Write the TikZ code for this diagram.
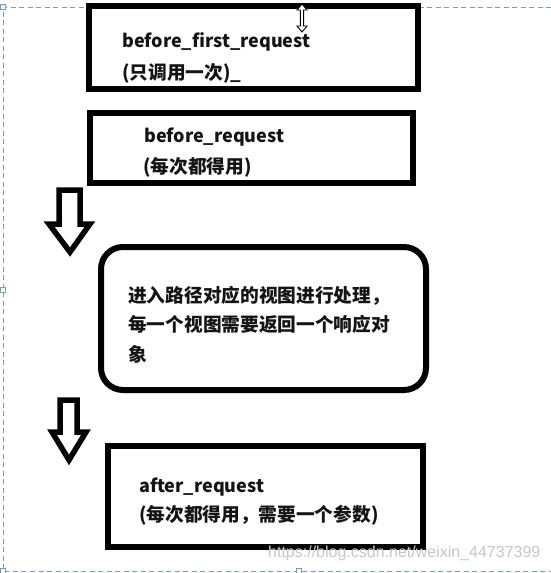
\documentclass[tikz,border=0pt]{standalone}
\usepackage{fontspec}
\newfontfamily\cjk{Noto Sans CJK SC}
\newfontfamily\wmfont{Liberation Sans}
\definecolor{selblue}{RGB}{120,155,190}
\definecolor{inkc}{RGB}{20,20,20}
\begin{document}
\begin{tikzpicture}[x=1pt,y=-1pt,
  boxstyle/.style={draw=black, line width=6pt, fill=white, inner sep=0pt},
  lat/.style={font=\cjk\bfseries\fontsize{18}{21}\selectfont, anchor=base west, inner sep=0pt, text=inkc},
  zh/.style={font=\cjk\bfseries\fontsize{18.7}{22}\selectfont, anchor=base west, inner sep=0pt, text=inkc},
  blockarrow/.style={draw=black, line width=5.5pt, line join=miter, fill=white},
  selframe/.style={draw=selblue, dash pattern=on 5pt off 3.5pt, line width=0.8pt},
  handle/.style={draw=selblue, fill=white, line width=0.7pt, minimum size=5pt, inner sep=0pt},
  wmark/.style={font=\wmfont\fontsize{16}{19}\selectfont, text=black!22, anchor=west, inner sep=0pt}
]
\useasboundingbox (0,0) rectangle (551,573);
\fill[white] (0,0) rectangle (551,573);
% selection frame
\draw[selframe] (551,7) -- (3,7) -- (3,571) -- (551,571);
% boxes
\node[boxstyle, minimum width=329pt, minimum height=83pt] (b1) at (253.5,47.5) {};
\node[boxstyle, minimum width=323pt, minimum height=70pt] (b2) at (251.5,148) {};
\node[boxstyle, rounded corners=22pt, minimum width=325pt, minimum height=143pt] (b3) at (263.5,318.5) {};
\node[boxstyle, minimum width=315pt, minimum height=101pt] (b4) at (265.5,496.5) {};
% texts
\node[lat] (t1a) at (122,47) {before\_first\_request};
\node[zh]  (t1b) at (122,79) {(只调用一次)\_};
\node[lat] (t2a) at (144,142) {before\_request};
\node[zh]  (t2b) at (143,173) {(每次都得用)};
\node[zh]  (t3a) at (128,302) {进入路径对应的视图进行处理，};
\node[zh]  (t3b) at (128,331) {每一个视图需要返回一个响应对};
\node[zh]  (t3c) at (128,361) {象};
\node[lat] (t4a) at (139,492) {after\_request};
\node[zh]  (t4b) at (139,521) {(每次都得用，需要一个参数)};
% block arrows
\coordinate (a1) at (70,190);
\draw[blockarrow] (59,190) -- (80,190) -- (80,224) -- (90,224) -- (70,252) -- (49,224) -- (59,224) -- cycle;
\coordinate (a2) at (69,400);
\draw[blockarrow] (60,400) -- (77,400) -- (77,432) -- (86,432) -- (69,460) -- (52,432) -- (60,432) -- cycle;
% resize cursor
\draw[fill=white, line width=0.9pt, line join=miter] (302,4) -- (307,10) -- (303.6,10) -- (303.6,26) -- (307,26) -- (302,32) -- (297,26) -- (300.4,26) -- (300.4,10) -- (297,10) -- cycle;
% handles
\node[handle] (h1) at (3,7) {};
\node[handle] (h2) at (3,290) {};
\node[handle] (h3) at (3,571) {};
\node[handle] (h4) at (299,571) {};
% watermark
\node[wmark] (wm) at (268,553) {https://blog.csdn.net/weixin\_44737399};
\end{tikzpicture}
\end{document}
--------------------------------------------------
_Task goal_: Repeat the listing in full and exactly. Leave any pictures out.

_Completed task_:
Write the TikZ code for this diagram.
\documentclass[tikz,border=0pt]{standalone}
\usepackage{fontspec}
\newfontfamily\cjk{Noto Sans CJK SC}
\newfontfamily\wmfont{Liberation Sans}
\definecolor{selblue}{RGB}{120,155,190}
\definecolor{inkc}{RGB}{20,20,20}
\begin{document}
\begin{tikzpicture}[x=1pt,y=-1pt,
  boxstyle/.style={draw=black, line width=6pt, fill=white, inner sep=0pt},
  lat/.style={font=\cjk\bfseries\fontsize{18}{21}\selectfont, anchor=base west, inner sep=0pt, text=inkc},
  zh/.style={font=\cjk\bfseries\fontsize{18.7}{22}\selectfont, anchor=base west, inner sep=0pt, text=inkc},
  blockarrow/.style={draw=black, line width=5.5pt, line join=miter, fill=white},
  selframe/.style={draw=selblue, dash pattern=on 5pt off 3.5pt, line width=0.8pt},
  handle/.style={draw=selblue, fill=white, line width=0.7pt, minimum size=5pt, inner sep=0pt},
  wmark/.style={font=\wmfont\fontsize{16}{19}\selectfont, text=black!22, anchor=west, inner sep=0pt}
]
\useasboundingbox (0,0) rectangle (551,573);
\fill[white] (0,0) rectangle (551,573);
% selection frame
\draw[selframe] (551,7) -- (3,7) -- (3,571) -- (551,571);
% boxes
\node[boxstyle, minimum width=329pt, minimum height=83pt] (b1) at (253.5,47.5) {};
\node[boxstyle, minimum width=323pt, minimum height=70pt] (b2) at (251.5,148) {};
\node[boxstyle, rounded corners=22pt, minimum width=325pt, minimum height=143pt] (b3) at (263.5,318.5) {};
\node[boxstyle, minimum width=315pt, minimum height=101pt] (b4) at (265.5,496.5) {};
% texts
\node[lat] (t1a) at (122,47) {before\_first\_request};
\node[zh]  (t1b) at (122,79) {(只调用一次)\_};
\node[lat] (t2a) at (144,142) {before\_request};
\node[zh]  (t2b) at (143,173) {(每次都得用)};
\node[zh]  (t3a) at (128,302) {进入路径对应的视图进行处理，};
\node[zh]  (t3b) at (128,331) {每一个视图需要返回一个响应对};
\node[zh]  (t3c) at (128,361) {象};
\node[lat] (t4a) at (139,492) {after\_request};
\node[zh]  (t4b) at (139,521) {(每次都得用，需要一个参数)};
% block arrows
\coordinate (a1) at (70,190);
\draw[blockarrow] (59,190) -- (80,190) -- (80,224) -- (90,224) -- (70,252) -- (49,224) -- (59,224) -- cycle;
\coordinate (a2) at (69,400);
\draw[blockarrow] (60,400) -- (77,400) -- (77,432) -- (86,432) -- (69,460) -- (52,432) -- (60,432) -- cycle;
% resize cursor
\draw[fill=white, line width=0.9pt, line join=miter] (302,4) -- (307,10) -- (303.6,10) -- (303.6,26) -- (307,26) -- (302,32) -- (297,26) -- (300.4,26) -- (300.4,10) -- (297,10) -- cycle;
% handles
\node[handle] (h1) at (3,7) {};
\node[handle] (h2) at (3,290) {};
\node[handle] (h3) at (3,571) {};
\node[handle] (h4) at (299,571) {};
% watermark
\node[wmark] (wm) at (268,553) {https://blog.csdn.net/weixin\_44737399};
\end{tikzpicture}
\end{document}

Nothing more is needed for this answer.